2) Superset vs. Metabase—what’s better for self-service analytics?
- Metabase is typically faster for non-technical users with its point-and-click interface and “Ask a question” flow. Superset is stronger for SQL-native exploration and advanced governance. Many organizations use both.
3) Can I run Superset and Metabase on the same warehouse?
- Yes. Point both at the same curated schemas and models. Use dbt for consistent metrics. Control access with roles and RLS. This “two front ends, one truth layer” pattern works well.
4) How do I implement row-level security (RLS)?
- In Superset, define RLS rules on datasets and map them to roles. In Metabase, use sandboxing or permissions with user attributes to filter rows. Also consider enforcing RLS at the warehouse level for a defense-in-depth approach.
5) What databases and warehouses do these tools support?
- Airbyte supports hundreds of sources and destinations (major warehouses, DBs, files, and lakes). Superset and Metabase connect to popular warehouses and SQL engines (e.g., Snowflake, BigQuery, Redshift, Postgres, MySQL, Trino/Presto).
6) How do I handle schema drift and breaking API changes?
- Turn on schema change detection and alerts in Airbyte. Add data tests to catch breakages early. Version your dbt models. When sources change, run a controlled backfill with validation before promoting to production.
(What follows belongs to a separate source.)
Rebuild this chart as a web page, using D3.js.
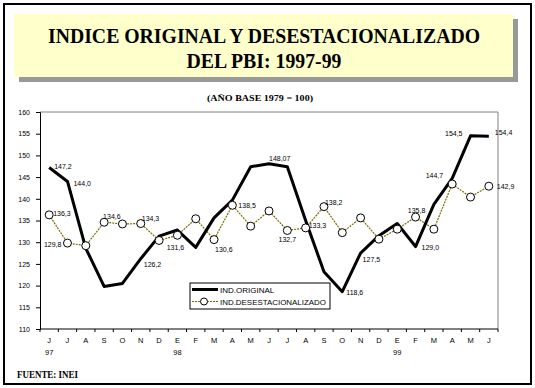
<!DOCTYPE html>
<html>
<head>
<meta charset="utf-8">
<script src="https://cdn.jsdelivr.net/npm/d3@7"></script>
<style>
  body { margin: 0; background: #fff; }
  text { font-family: "Liberation Sans", Arial, sans-serif; }
  .serif { font-family: "Liberation Serif", "Times New Roman", serif; font-weight: bold; }
</style>
</head>
<body>
<svg id="chart"></svg>
<script>
// Months Jun-97 .. Jun-99
const months = ["J","J","A","S","O","N","D","E","F","M","A","M","J","J","A","S","O","N","D","E","F","M","A","M","J"];
const years = [{ i: 0, label: "97" }, { i: 7, label: "98" }, { i: 19, label: "99" }];

// Indice original
const original = [147.2, 144.0, 128.6, 119.8, 120.5, 126.2, 131.4, 132.8, 128.8, 135.6, 139.7, 147.4,
                  148.07, 147.4, 135.0, 123.2, 118.6, 127.5, 131.5, 134.3, 129.0, 138.7, 144.7, 154.5, 154.4];
// Indice desestacionalizado
const deseas = [136.3, 129.8, 129.2, 134.6, 134.2, 134.3, 130.4, 131.6, 135.4, 130.6, 138.5, 133.7,
                137.2, 132.7, 133.3, 138.2, 132.2, 135.6, 130.7, 133.0, 135.8, 133.0, 143.4, 140.4, 142.9];

// Which points carry a value label, and where it sits
const origLabels = [
  { i: 0, dx: 5, dy: 1, anchor: "start" },
  { i: 1, dx: 6, dy: 5, anchor: "start" },
  { i: 5, dx: 3, dy: 8, anchor: "start" },
  { i: 12, dx: 0, dy: -3, anchor: "start" },
  { i: 16, dx: 4, dy: 3, anchor: "start" },
  { i: 17, dx: 2, dy: 9, anchor: "start" },
  { i: 20, dx: 6, dy: 3, anchor: "start" },
  { i: 22, dx: -9, dy: 0, anchor: "end" },
  { i: 23, dx: -8, dy: 0, anchor: "end" },
  { i: 24, dx: 6, dy: -1, anchor: "start" }
];
const deseasLabels = [
  { i: 0, dx: 4, dy: 1, anchor: "start" },
  { i: 1, dx: -6, dy: 4, anchor: "end" },
  { i: 3, dx: -1, dy: -3, anchor: "start" },
  { i: 5, dx: 1, dy: -3, anchor: "start" },
  { i: 7, dx: -2, dy: 15, anchor: "middle" },
  { i: 9, dx: 1, dy: 12, anchor: "start" },
  { i: 10, dx: 6, dy: 3, anchor: "start" },
  { i: 13, dx: 0, dy: 12, anchor: "middle" },
  { i: 14, dx: 3, dy: 0, anchor: "start" },
  { i: 15, dx: 1, dy: -2, anchor: "start" },
  { i: 20, dx: 1, dy: -4, anchor: "middle" },
  { i: 24, dx: 8, dy: 3, anchor: "start" }
];
const yTicks = d3.range(110, 161, 5);

const W = 535, H = 388;
const svg = d3.select("#chart").attr("width", W).attr("height", H);

// Outer frame
svg.append("rect")
    .attr("x", 4).attr("y", 4).attr("width", 527).attr("height", 380)
    .attr("fill", "none").attr("stroke", "#000").attr("stroke-width", 2);

// Title box with shadow
svg.append("rect").attr("x", 19).attr("y", 19).attr("width", 499).attr("height", 63).attr("fill", "#999");
svg.append("rect").attr("x", 14).attr("y", 14).attr("width", 499).attr("height", 63).attr("fill", "#ffffcc");
svg.append("text").attr("class", "serif")
    .attr("x", 264).attr("y", 43).attr("text-anchor", "middle")
    .attr("font-size", 21).attr("textLength", 432).attr("lengthAdjust", "spacingAndGlyphs")
    .text("INDICE ORIGINAL Y DESESTACIONALIZADO");
svg.append("text").attr("class", "serif")
    .attr("x", 264).attr("y", 68).attr("text-anchor", "middle")
    .attr("font-size", 21).attr("textLength", 155).attr("lengthAdjust", "spacingAndGlyphs")
    .text("DEL PBI: 1997-99");

svg.append("text").attr("class", "serif")
    .attr("x", 260).attr("y", 101).attr("text-anchor", "middle")
    .attr("font-size", 9).attr("textLength", 106).attr("lengthAdjust", "spacingAndGlyphs")
    .text("(AÑO BASE 1979 = 100)");

svg.append("text").attr("class", "serif")
    .attr("x", 17).attr("y", 378)
    .attr("font-size", 10).attr("textLength", 61).attr("lengthAdjust", "spacingAndGlyphs")
    .text("FUENTE: INEI");

// Plot area
const plotLeft = 40, plotRight = 498, plotTop = 112, plotBottom = 329;

const x = d3.scaleBand()
    .domain(d3.range(months.length))
    .range([plotLeft, plotRight])
    .padding(0);
const cx = i => x(i) + x.bandwidth() / 2;

const y = d3.scaleLinear()
    .domain([110, 160])
    .range([plotBottom, plotTop]);

// Grey top and right border of the plot
svg.append("path")
    .attr("d", `M${plotLeft},${y(160)}H${plotRight}V${y(110)}`)
    .attr("fill", "none").attr("stroke", "#808080").attr("stroke-width", 1);

// Y axis
const yAxis = svg.append("g")
    .attr("transform", `translate(${plotLeft},0)`)
    .call(d3.axisLeft(y).tickValues(yTicks).tickSize(4).tickPadding(6).tickFormat(d3.format("d")));
yAxis.select(".domain").attr("stroke", "#000");
yAxis.selectAll("text").attr("font-size", 7).attr("fill", "#000");

// X axis line and boundary ticks
svg.append("line")
    .attr("x1", plotLeft).attr("x2", plotRight).attr("y1", plotBottom).attr("y2", plotBottom)
    .attr("stroke", "#000");
svg.append("g").selectAll("line")
    .data(d3.range(months.length + 1))
    .join("line")
    .attr("x1", i => i < months.length ? x(i) : plotRight)
    .attr("x2", i => i < months.length ? x(i) : plotRight)
    .attr("y1", plotBottom).attr("y2", plotBottom + 3)
    .attr("stroke", "#000");

svg.append("g").selectAll("text")
    .data(months)
    .join("text")
    .attr("x", (d, i) => cx(i))
    .attr("y", 343)
    .attr("text-anchor", "middle")
    .attr("font-size", 7.5)
    .text(d => d);

svg.append("g").selectAll("text")
    .data(years)
    .join("text")
    .attr("x", d => cx(d.i))
    .attr("y", 355)
    .attr("text-anchor", "middle")
    .attr("font-size", 7.5)
    .text(d => d.label);

// Lines
const line = d3.line().x((d, i) => cx(i)).y(d => y(d));

svg.append("path")
    .datum(deseas)
    .attr("d", line)
    .attr("fill", "none")
    .attr("stroke", "#7a6d00")
    .attr("stroke-width", 1.2)
    .attr("stroke-dasharray", "2,1");

svg.append("path")
    .datum(original)
    .attr("d", line)
    .attr("fill", "none")
    .attr("stroke", "#000")
    .attr("stroke-width", 3)
    .attr("stroke-linejoin", "round");

svg.append("g").selectAll("circle")
    .data(deseas)
    .join("circle")
    .attr("cx", (d, i) => cx(i))
    .attr("cy", d => y(d))
    .attr("r", 4)
    .attr("fill", "#fff")
    .attr("stroke", "#000")
    .attr("stroke-width", 1);

// Value labels, comma decimals
const fmt = v => String(v).includes(".") ? String(v).replace(".", ",") : v.toFixed(1).replace(".", ",");

function addLabels(list, values) {
  svg.append("g").selectAll("text")
      .data(list)
      .join("text")
      .attr("x", d => cx(d.i) + d.dx)
      .attr("y", d => y(values[d.i]) + d.dy)
      .attr("text-anchor", d => d.anchor)
      .attr("font-size", 7)
      .text(d => fmt(values[d.i]));
}
addLabels(origLabels, original);
addLabels(deseasLabels, deseas);

// Legend
const lg = svg.append("g");
lg.append("rect")
    .attr("x", 190).attr("y", 283).attr("width", 140).attr("height", 26)
    .attr("fill", "#fff").attr("stroke", "#000").attr("stroke-width", 1);
lg.append("line")
    .attr("x1", 192).attr("x2", 218).attr("y1", 289.5).attr("y2", 289.5)
    .attr("stroke", "#000").attr("stroke-width", 3);
lg.append("text").attr("x", 220).attr("y", 292.5).attr("font-size", 8).text("IND.ORIGINAL");
lg.append("line")
    .attr("x1", 192).attr("x2", 218).attr("y1", 301.5).attr("y2", 301.5)
    .attr("stroke", "#7a6d00").attr("stroke-width", 1.2).attr("stroke-dasharray", "2,1");
lg.append("circle")
    .attr("cx", 204).attr("cy", 301.5).attr("r", 3.5)
    .attr("fill", "#fff").attr("stroke", "#000");
lg.append("text").attr("x", 220).attr("y", 304.5).attr("font-size", 8)
    .attr("textLength", 106).attr("lengthAdjust", "spacingAndGlyphs")
    .text("IND.DESESTACIONALIZADO");
</script>
</body>
</html>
7) Can this stack support near real-time analytics?
- Yes, with the right design. Use incremental syncs or streaming connectors, materialize near-real-time models, and cache dashboards. For sub-second needs, consider event streaming plus specialized OLAP (e.g., ClickHouse) as a complement.
8) How do I embed dashboards in my product?
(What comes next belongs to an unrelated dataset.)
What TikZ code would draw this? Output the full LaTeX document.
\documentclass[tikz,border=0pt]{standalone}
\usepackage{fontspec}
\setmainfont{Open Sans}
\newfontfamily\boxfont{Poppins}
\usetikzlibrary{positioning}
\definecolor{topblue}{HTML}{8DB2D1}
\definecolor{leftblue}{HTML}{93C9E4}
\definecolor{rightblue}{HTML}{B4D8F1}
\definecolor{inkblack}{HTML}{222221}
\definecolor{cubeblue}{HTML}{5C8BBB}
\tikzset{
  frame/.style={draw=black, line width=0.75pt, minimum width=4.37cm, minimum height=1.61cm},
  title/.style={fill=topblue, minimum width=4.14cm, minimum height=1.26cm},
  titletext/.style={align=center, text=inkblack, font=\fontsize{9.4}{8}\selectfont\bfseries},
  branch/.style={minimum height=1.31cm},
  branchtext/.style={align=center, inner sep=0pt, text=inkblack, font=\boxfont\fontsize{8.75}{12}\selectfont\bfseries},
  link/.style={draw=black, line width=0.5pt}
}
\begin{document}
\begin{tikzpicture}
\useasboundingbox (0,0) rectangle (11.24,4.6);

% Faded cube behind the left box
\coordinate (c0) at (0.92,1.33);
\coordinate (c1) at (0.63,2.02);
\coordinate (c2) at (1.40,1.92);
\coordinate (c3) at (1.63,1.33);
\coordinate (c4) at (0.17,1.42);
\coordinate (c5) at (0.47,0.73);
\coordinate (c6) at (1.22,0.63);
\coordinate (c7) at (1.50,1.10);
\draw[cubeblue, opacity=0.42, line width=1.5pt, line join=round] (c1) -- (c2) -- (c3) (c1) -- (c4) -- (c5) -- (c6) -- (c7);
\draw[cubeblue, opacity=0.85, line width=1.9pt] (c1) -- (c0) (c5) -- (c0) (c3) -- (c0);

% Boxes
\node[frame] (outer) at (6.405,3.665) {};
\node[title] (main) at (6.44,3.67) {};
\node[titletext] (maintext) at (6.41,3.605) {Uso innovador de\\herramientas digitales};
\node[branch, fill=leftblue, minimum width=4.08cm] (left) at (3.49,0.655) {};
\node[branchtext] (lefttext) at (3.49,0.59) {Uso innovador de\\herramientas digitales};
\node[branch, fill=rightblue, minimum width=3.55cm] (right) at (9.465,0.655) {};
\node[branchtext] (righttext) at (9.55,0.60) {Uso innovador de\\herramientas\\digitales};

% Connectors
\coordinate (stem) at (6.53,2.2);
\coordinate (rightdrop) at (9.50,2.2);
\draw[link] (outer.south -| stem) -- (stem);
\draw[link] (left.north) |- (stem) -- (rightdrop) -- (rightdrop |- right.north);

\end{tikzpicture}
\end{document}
- Both Superset and Metabase support embedding. Securely pass user identity/claims to enforce RLS. Cache heavy queries. For external audiences, isolate infra and enforce strict API/URL permissions.
9) What’s the best way to control costs at scale?
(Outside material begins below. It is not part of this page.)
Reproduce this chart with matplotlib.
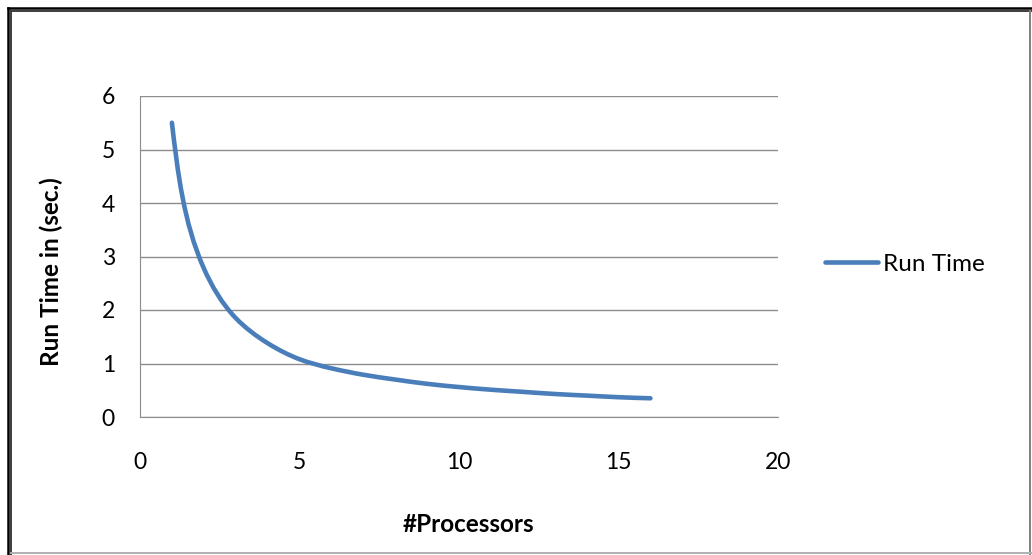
import numpy as np
import matplotlib
matplotlib.use("Agg")
import matplotlib.pyplot as plt
from matplotlib.path import Path
from matplotlib.patches import PathPatch
from matplotlib.lines import Line2D

# measured run time per processor count
processors = [1, 2, 3, 4, 5, 6, 7, 8, 9, 10, 11, 12, 13, 14, 15, 16]
run_time = [5.5, 2.78, 1.85, 1.38, 1.08, 0.91, 0.79, 0.7, 0.62, 0.56,
            0.51, 0.47, 0.43, 0.4, 0.37, 0.35]

x_ticks = [0, 5, 10, 15, 20]
y_ticks = [0, 1, 2, 3, 4, 5, 6]
series_name = "Run Time"

LINE_COLOR = "#4A7EBB"
GRID_COLOR = "#8C8C8C"
plt.rcParams["font.family"] = ["Lato", "DejaVu Sans"]


def spline_slopes(t, v):
    # first derivatives of a natural cubic spline through (t, v)
    n = len(t)
    h = np.diff(t)
    A = np.zeros((n, n))
    b = np.zeros(n)
    A[0, 0] = A[-1, -1] = 1.0
    for i in range(1, n - 1):
        A[i, i - 1] = h[i - 1]
        A[i, i] = 2 * (h[i - 1] + h[i])
        A[i, i + 1] = h[i]
        b[i] = 6 * ((v[i + 1] - v[i]) / h[i] - (v[i] - v[i - 1]) / h[i - 1])
    m = np.linalg.solve(A, b)
    d = np.empty(n)
    d[:-1] = np.diff(v) / h - h * (2 * m[:-1] + m[1:]) / 6
    d[-1] = (v[-1] - v[-2]) / h[-1] + h[-1] * (m[-2] + 2 * m[-1]) / 6
    return d


def smooth_path(xs, ys, sx, sy):
    # smoothed line through every point: parametric spline in screen units,
    # written out as cubic bezier segments
    px = np.asarray(xs, float) * sx
    py = np.asarray(ys, float) * sy
    t = np.concatenate([[0], np.cumsum(np.hypot(np.diff(px), np.diff(py)))])
    dx, dy = spline_slopes(t, px), spline_slopes(t, py)
    verts = [(px[0], py[0])]
    codes = [Path.MOVETO]
    for i in range(len(px) - 1):
        h = (t[i + 1] - t[i]) / 3.0
        verts += [(px[i] + dx[i] * h, py[i] + dy[i] * h),
                  (px[i + 1] - dx[i + 1] * h, py[i + 1] - dy[i + 1] * h),
                  (px[i + 1], py[i + 1])]
        codes += [Path.CURVE4] * 3
    verts = np.array(verts) / [sx, sy]
    return Path(verts, codes)


W, H = 1032, 555
fig = plt.figure(figsize=(W / 100, H / 100), dpi=100)
ax = fig.add_axes([140 / W, 1 - 417 / H, 638 / W, 321 / H])

ax.set_xlim(0, 20)
ax.set_ylim(0, 6)
ax.set_xticks(x_ticks)
ax.set_yticks(y_ticks)

pos = ax.get_position()
px_x = pos.width * W / (ax.get_xlim()[1] - ax.get_xlim()[0])
px_y = pos.height * H / (ax.get_ylim()[1] - ax.get_ylim()[0])
curve = PathPatch(smooth_path(processors, run_time, px_x, px_y), fill=False,
                  edgecolor=LINE_COLOR, linewidth=3.3, capstyle="round",
                  joinstyle="round", zorder=3)
ax.add_patch(curve)

ax.tick_params(axis="both", length=0, labelsize=16.5, colors="#000000")
ax.tick_params(axis="x", pad=25)
ax.tick_params(axis="y", pad=18)

ax.grid(axis="y", color=GRID_COLOR, linewidth=1.0)
ax.set_axisbelow(True)
for side in ["top", "right"]:
    ax.spines[side].set_visible(False)
ax.spines["left"].set_color(GRID_COLOR)
ax.spines["bottom"].set_color(GRID_COLOR)

ax.set_xlabel("#Processors", fontsize=17.5, fontweight="bold")
ax.set_ylabel("Run Time in (sec.)", fontsize=17.5, fontweight="bold")
ax.xaxis.set_label_coords(0.515, -0.3)
ax.yaxis.set_label_coords(-0.121, 0.452)

handle = Line2D([], [], color=LINE_COLOR, linewidth=3.3, solid_capstyle="round")
fig.legend([handle], [series_name], loc="center left",
           bbox_to_anchor=(825 / W, 1 - 264 / H), frameon=False,
           fontsize=17.5, handlelength=2.2, handletextpad=0.17,
           borderpad=0, borderaxespad=0)

# chart frame
def frame_line(xs, ys, color, lw):
    fig.add_artist(Line2D([x / W for x in xs], [1 - y / H for y in ys],
                          color=color, linewidth=lw, transform=fig.transFigure))

frame_line([7.5, 7.5], [555, 7.5], "#000000", 1.8)
frame_line([7.5, 1032], [7.5, 7.5], "#000000", 1.8)
frame_line([11, 11], [555, 11], "#3C3C3C", 1.4)
frame_line([11, 1032], [11, 11], "#3C3C3C", 1.4)
frame_line([1029.5, 1029.5], [11, 555], "#808080", 1.4)
frame_line([11, 1032], [552.5, 552.5], "#B0B0B0", 1.4)

fig.savefig("out.png", dpi=100)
- Optimize ingestion with incremental/CDC. Materialize expensive transforms. Cache high-traffic dashboards. Auto-suspend warehouse compute. Schedule heavy refreshes off-peak. Monitor query cost and prune unused content.
10) Where can I learn more about using each tool effectively?
- For Airbyte patterns and ELT reliability, start with: Airbyte made practical: how to build reliable data integrations and ELT pipelines.
- For business-friendly adoption of Metabase, see: Metabase — fast open-source dashboards your data team will actually use.
- For SQL-native analytics with strong governance in Superset, explore: Apache Superset for exploratory analysis and advanced queries — the practical guide.
—
The bottom line: In 2026, an open-source analytics stack centered on Airbyte, Apache Superset, and Metabase gives you speed, control, and cost savings—without sacrificing enterprise-grade security, governance, or scale. Start small, design for reliability, and let your stack grow with your business.